Parallèlement, il y a tout lieu de s'inquiéter du déficit démocratique qui se creuse progressivement au fur et à mesure que se construit, sur la base de quelques grandes organisations à vocation économique, financière ou commerciale, un véritable gouvernement mondial occulte. D'une part, l'opacité qui entoure la négociation de ces grands accords commerciaux place très souvent les principaux acteurs concernés, voire des populations entières, devant des faits accomplis, sans qu'ils aient pu exprimer leurs points de vue. D'autre part, le pouvoir faramineux que confèrent généralement ces accords à quelques grands acteurs économiques rétrécit dramatiquement le champ d'influence du politique et du social dans le processus menant à la détermination des choix collectifs. (...)
Qu'ils soient de nature sociétale ou plus sectorielle, certains enjeux soulevés par la renégociation du GATS sont les mêmes que ceux qui étaient sous-tendus par l'AMI: érosion de la souveraineté des États, capacité pour les gouvernements de maintenir les protections sociales et culturelles, avenir des services publics dans un contexte de libéralisation du commerce et des investissements, etc. Pour le secteur de l'éducation, c'est l'existence même du service public qui pourrait à plus ou moins long terme, être remise en cause. Ces questions, on le voit, concernent au premier chef les personnels de l'enseignement puisqu'elles touchent à la fois leurs conditions de travail de même que la nature des activités éducatives.

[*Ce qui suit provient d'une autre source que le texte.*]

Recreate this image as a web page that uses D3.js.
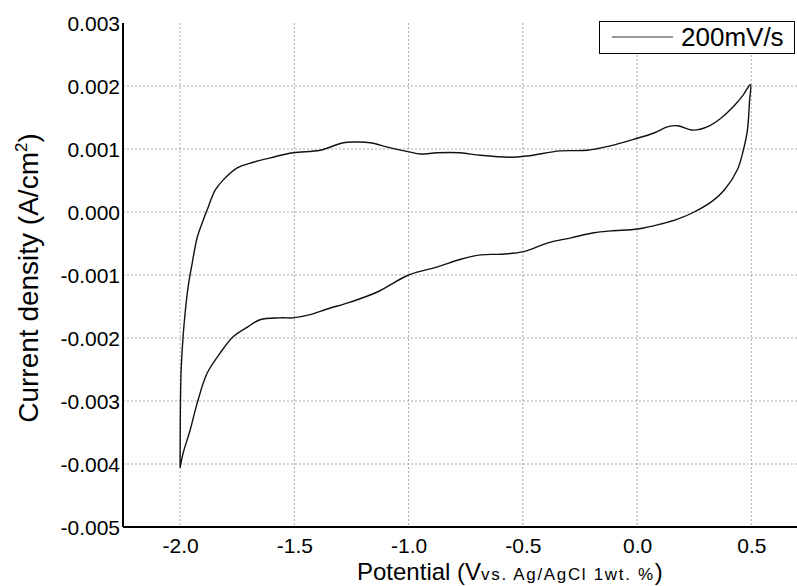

Conséquemment, elles interpellent directement les organisations syndicales qui oeuvrent dans les services publics, plus spécialement dans le champ de l'éducation. Ces dernières devront faire preuve au cours des mois et des années à venir - les cycles de négociations de l'OMC sont souvent très longs - d'une vigilance constante devant les évolutions que pourraient emprunter ces pourparlers.